**Aim of the task**
Will you output the lines between the ones holding "Generate a Python" and "64, 53, 36]", inclusive, exactly as they stand, and only those lines, with the pictures left out?

**Supplied information**
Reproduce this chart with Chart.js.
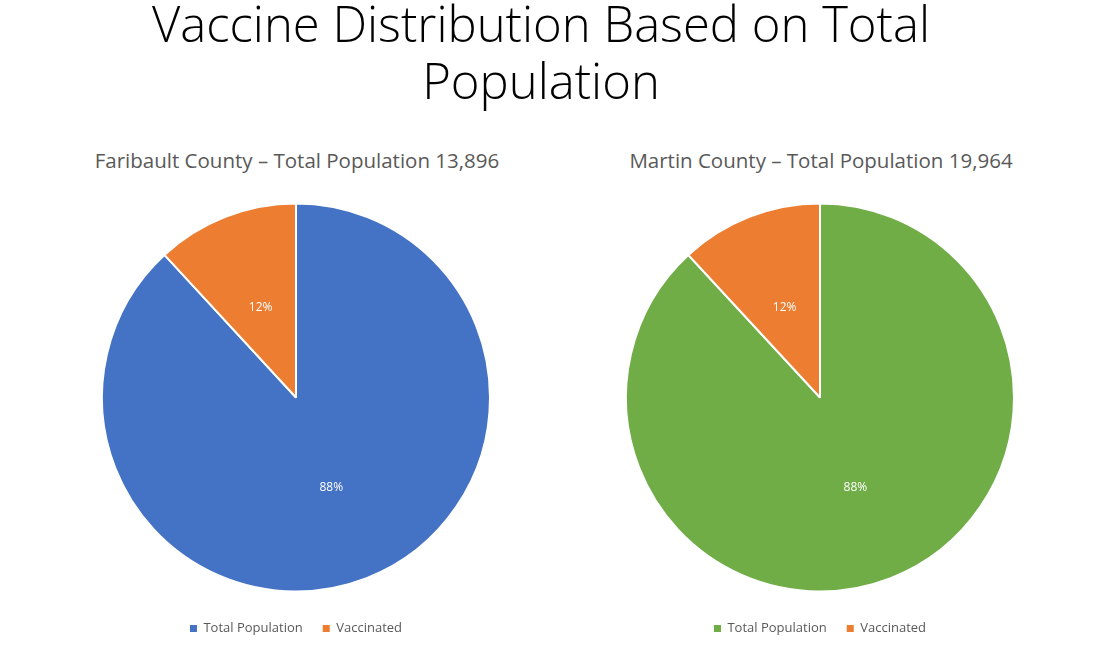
<!DOCTYPE html>
<html>
    <head>
        <title>Vaccine Distribution Based on Total Population</title>
        <meta charset="utf-8">
        <script src="https://cdn.jsdelivr.net/npm/chart.js@4.4.1/dist/chart.umd.min.js"></script>
        <style>
            body { margin: 0; width: 1110px; height: 650px; background: #fff; position: relative; overflow: hidden; font-family: 'Open Sans', sans-serif; }
            .main-title { position: absolute; left: 0; top: -5px; width: 1082px; text-align: center; font-size: 49px; font-weight: 300; line-height: 57px; color: #000; }
            .sub { position: absolute; top: 148px; width: 600px; text-align: center; font-size: 20.5px; line-height: 24px; color: #595959; }
            .box { position: absolute; top: 175px; width: 472px; height: 470px; }
        </style>
    </head>
    <body>
        <div class="main-title">Vaccine Distribution Based on Total<br>Population</div>
        <div class="sub" style="left:-3px">Faribault County – Total Population 13,896</div>
        <div class="sub" style="left:521px">Martin County – Total Population 19,964</div>
        <div class="box" style="left:60px"><canvas id="faribault"></canvas></div>
        <div class="box" style="left:584px"><canvas id="martin"></canvas></div>
        <script>
            // data (labels show share of each slice)
            var categories = ['Total Population', 'Vaccinated'];
            var faribaultValues = [13896, 1870];
            var martinValues = [19964, 2690];
            var faribaultColors = ['#4472C4', '#ED7D31'];
            var martinColors = ['#70AD47', '#ED7D31'];

            // percent text in the middle of each slice
            var pctLabels = {
                id: 'pctLabels',
                afterDatasetsDraw: function(chart) {
                    var ctx = chart.ctx;
                    var ds = chart.data.datasets[0];
                    var total = ds.data.reduce(function(a, b) { return a + b; }, 0);
                    ctx.save();
                    ctx.font = '12px "Open Sans"';
                    ctx.fillStyle = '#ffffff';
                    ctx.textAlign = 'center';
                    ctx.textBaseline = 'middle';
                    chart.getDatasetMeta(0).data.forEach(function(arc, i) {
                        var p = arc.getCenterPoint();
                        ctx.fillText(Math.round(ds.data[i] / total * 100) + '%', p.x, p.y);
                    });
                    ctx.restore();
                }
            };

            function makePie(id, values, colors) {
                return new Chart(document.getElementById(id), {
                    type: 'pie',
                    data: {
                        labels: categories,
                        datasets: [{
                            data: values,
                            backgroundColor: colors,
                            borderColor: '#ffffff',
                            borderWidth: 2,
                            radius: 194
                        }]
                    },
                    options: {
                        responsive: true,
                        maintainAspectRatio: false,
                        animation: false,
                        layout: { padding: { top: 18 } },
                        plugins: {
                            tooltip: { enabled: false },
                            legend: {
                                position: 'bottom',
                                labels: {
                                    boxWidth: 7,
                                    boxHeight: 7,
                                    padding: 20,
                                    color: '#595959',
                                    font: { family: 'Open Sans', size: 13 },
                                    generateLabels: function(chart) {
                                        return Chart.overrides.pie.plugins.legend.labels.generateLabels(chart).map(function(l) {
                                            l.lineWidth = 0;
                                            return l;
                                        });
                                    }
                                }
                            }
                        }
                    },
                    plugins: [pctLabels]
                });
            }

            makePie('faribault', faribaultValues, faribaultColors);
            makePie('martin', martinValues, martinColors);
        </script>
    </body>
</html>
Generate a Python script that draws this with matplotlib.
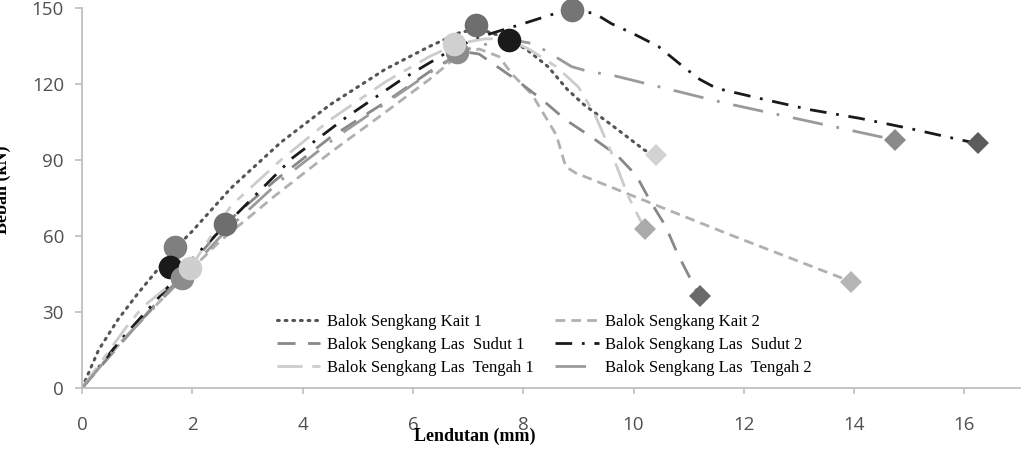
import matplotlib
matplotlib.use("Agg")
import matplotlib.pyplot as plt

# Balok Sengkang Kait 1
kait1_x = [0, 0.3, 0.65, 1.0, 1.68, 2.0, 2.7, 3.6, 4.5, 5.5, 6.3, 6.85, 7.2, 7.6, 8.05, 8.45, 8.8, 9.1, 9.6, 10.2, 10.4]
kait1_y = [0, 15, 27, 37, 55, 62, 79, 97, 112, 126, 135, 140.5, 142, 139, 134, 127, 118, 112, 104, 94, 92]

# Balok Sengkang Kait 2
kait2_x = [0, 0.5, 1.0, 1.8, 2.5, 3.5, 4.5, 5.5, 6.3, 6.8, 7.2, 7.56, 7.8, 8.16, 8.6, 8.77, 8.95, 11.7, 13.95]
kait2_y = [0, 13, 25, 43, 58, 76, 93, 109, 122, 131, 134, 131, 124, 116, 100, 87.5, 85, 61, 42]

# Balok Sengkang Las Sudut 1
sudut1_x = [0, 0.6, 1.2, 1.8, 2.6, 3.5, 4.5, 5.5, 6.3, 6.9, 7.2, 7.86, 8.34, 8.77, 9.25, 9.7, 10.05, 10.3, 10.58, 10.8, 11.2]
sudut1_y = [0, 15, 30, 44, 65, 82, 99, 113, 125, 133, 132, 122, 114, 106, 99, 92, 84, 74, 64, 53, 36]

# Balok Sengkang Las Sudut 2
sudut2_x = [0, 0.7, 1.36, 2.04, 2.86, 3.82, 4.79, 5.8, 6.8, 7.4, 8.0, 8.5, 8.9, 9.3, 9.6, 10.0, 10.45, 10.9, 11.2, 11.5, 12.26, 13.2, 14.1, 15.0, 15.8, 16.2]
sudut2_y = [0, 19, 35, 52, 70, 91, 107, 122, 135, 140, 144, 147.5, 149.5, 148, 144, 140, 135, 127, 122, 118.5, 114.6, 110, 106.6, 102.6, 98.7, 96.8]

# Balok Sengkang Las Tengah 1
tengah1_x = [0, 0.8, 1.1, 1.95, 2.7, 3.6, 4.5, 5.5, 6.3, 6.8, 7.3, 7.7, 8.1, 8.6, 9.0, 9.3, 9.6, 9.9, 10.2]
tengah1_y = [0, 24, 32, 47, 72, 90, 106, 121, 131, 136, 138, 138, 134, 127, 119, 108, 93, 76, 63]

# Balok Sengkang Las Tengah 2
tengah2_x = [0, 0.7, 1.8, 2.6, 3.6, 4.6, 5.6, 6.4, 7.0, 7.7, 8.2, 8.88, 9.2, 9.6, 11.66, 14.75]
tengah2_y = [0, 18, 43, 62, 82, 99, 114, 126, 134, 138, 136, 127, 125, 123.7, 112.6, 98]

# circle markers (first crack / peak) and diamond markers (end)
circle_x = [1.68, 1.59, 1.81, 1.95, 2.59, 7.14, 6.8, 6.75, 7.74, 8.88]
circle_y = [55.6, 47.7, 43.3, 47.3, 65, 143.5, 133, 136, 137.6, 149.5]
circle_c = ['#7f7f7f', '#1a1a1a', '#8c8c8c', '#cfcfcf', '#6e6e6e', '#6e6e6e', '#8c8c8c', '#d0d0d0', '#1a1a1a', '#757575']

diamond_x = [10.4, 10.2, 11.2, 13.95, 14.75, 16.25]
diamond_y = [92, 63, 36.5, 42, 98, 96.8]
diamond_c = ['#d3d3d3', '#ababab', '#6a6a6a', '#b5b5b5', '#8a8a8a', '#5c5c5c']

x_ticks = [0, 2, 4, 6, 8, 10, 12, 14, 16]
y_ticks = [0, 30, 60, 90, 120, 150]

fig = plt.figure(figsize=(10.33, 4.59), dpi=100)
ax = fig.add_axes([0.0794, 0.1547, 0.9076, 0.8268])

lw = 2.0
h_k1, = ax.plot(kait1_x, kait1_y, color='#555555', lw=2.2, linestyle=(0, (0.6, 1.9)),
                dash_capstyle='round', label='Balok Sengkang Kait 1')
h_k2, = ax.plot(kait2_x, kait2_y, color='#b0b0b0', lw=lw, linestyle=(0, (3.5, 2.2)),
                label='Balok Sengkang Kait 2')
h_s1, = ax.plot(sudut1_x, sudut1_y, color='#888888', lw=lw, linestyle=(0, (6.5, 4.5)),
                label='Balok Sengkang Las  Sudut 1')
h_s2, = ax.plot(sudut2_x, sudut2_y, color='#1a1a1a', lw=lw, linestyle=(0, (6, 3.5, 1, 3.5)),
                label='Balok Sengkang Las  Sudut 2')
h_t1, = ax.plot(tengah1_x, tengah1_y, color='#cccccc', lw=lw, linestyle=(0, (9, 3.5, 3, 3.5)),
                label='Balok Sengkang Las  Tengah 1')
h_t2, = ax.plot(tengah2_x, tengah2_y, color='#9a9a9a', lw=lw, linestyle=(0, (11, 5, 1, 5)),
                label='Balok Sengkang Las  Tengah 2')

for x, y, c in zip(circle_x, circle_y, circle_c):
    ax.plot([x], [y], 'o', ms=17, color=c, mew=0, zorder=5, clip_on=False)
for x, y, c in zip(diamond_x, diamond_y, diamond_c):
    ax.plot([x], [y], 'D', ms=11, color=c, mew=0, zorder=5, clip_on=False)

ax.set_xlim(0, 17)
ax.set_ylim(0, 150)
ax.set_xticks(x_ticks)
ax.set_yticks(y_ticks)

for s in ['top', 'right']:
    ax.spines[s].set_visible(False)
for s in ['left', 'bottom']:
    ax.spines[s].set_color('#bfbfbf')
    ax.spines[s].set_linewidth(1.3)

ax.tick_params(axis='both', colors='#bfbfbf', labelcolor='#505050', labelsize=13.5, width=1.2)
ax.tick_params(axis='y', length=5, pad=8)
ax.tick_params(axis='x', length=4, pad=16)
for lab in ax.get_xticklabels() + ax.get_yticklabels():
    lab.set_fontfamily('Open Sans')

# row-major order like the original legend
handles = [h_k1, h_s1, h_t1, h_k2, h_s2, h_t2]
leg = ax.legend(handles=handles, labels=[h.get_label() for h in handles],
                ncol=2, frameon=False, loc='upper left',
                bbox_to_anchor=(277 / 1033, 1 - 314 / 459), bbox_transform=fig.transFigure,
                borderaxespad=0, borderpad=0, handlelength=2.6, handletextpad=0.4,
                columnspacing=1.3, labelspacing=0.42,
                prop={'family': 'Liberation Serif', 'size': 12})

fig.text(475 / 1033, 1 - 436 / 459, 'Lendutan (mm)', ha='center', va='center',
         fontfamily='Liberation Serif', fontweight='bold', fontsize=13)
fig.text(2 / 1033, 1 - 190 / 459, 'Beban (kN)', ha='center', va='center', rotation=90,
         fontfamily='Liberation Serif', fontweight='bold', fontsize=13)

fig.savefig('out.png', dpi=100)
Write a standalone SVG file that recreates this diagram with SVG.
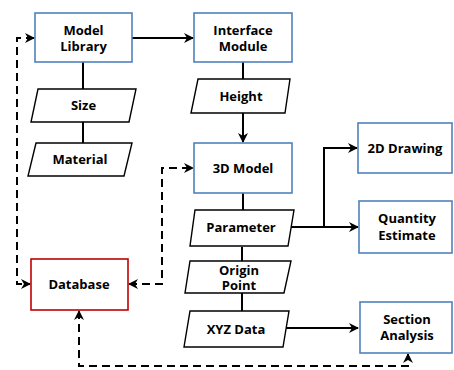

**Answer below**
Generate a Python script that draws this with matplotlib.
import matplotlib
matplotlib.use("Agg")
import matplotlib.pyplot as plt

# Balok Sengkang Kait 1
kait1_x = [0, 0.3, 0.65, 1.0, 1.68, 2.0, 2.7, 3.6, 4.5, 5.5, 6.3, 6.85, 7.2, 7.6, 8.05, 8.45, 8.8, 9.1, 9.6, 10.2, 10.4]
kait1_y = [0, 15, 27, 37, 55, 62, 79, 97, 112, 126, 135, 140.5, 142, 139, 134, 127, 118, 112, 104, 94, 92]

# Balok Sengkang Kait 2
kait2_x = [0, 0.5, 1.0, 1.8, 2.5, 3.5, 4.5, 5.5, 6.3, 6.8, 7.2, 7.56, 7.8, 8.16, 8.6, 8.77, 8.95, 11.7, 13.95]
kait2_y = [0, 13, 25, 43, 58, 76, 93, 109, 122, 131, 134, 131, 124, 116, 100, 87.5, 85, 61, 42]

# Balok Sengkang Las Sudut 1
sudut1_x = [0, 0.6, 1.2, 1.8, 2.6, 3.5, 4.5, 5.5, 6.3, 6.9, 7.2, 7.86, 8.34, 8.77, 9.25, 9.7, 10.05, 10.3, 10.58, 10.8, 11.2]
sudut1_y = [0, 15, 30, 44, 65, 82, 99, 113, 125, 133, 132, 122, 114, 106, 99, 92, 84, 74, 64, 53, 36]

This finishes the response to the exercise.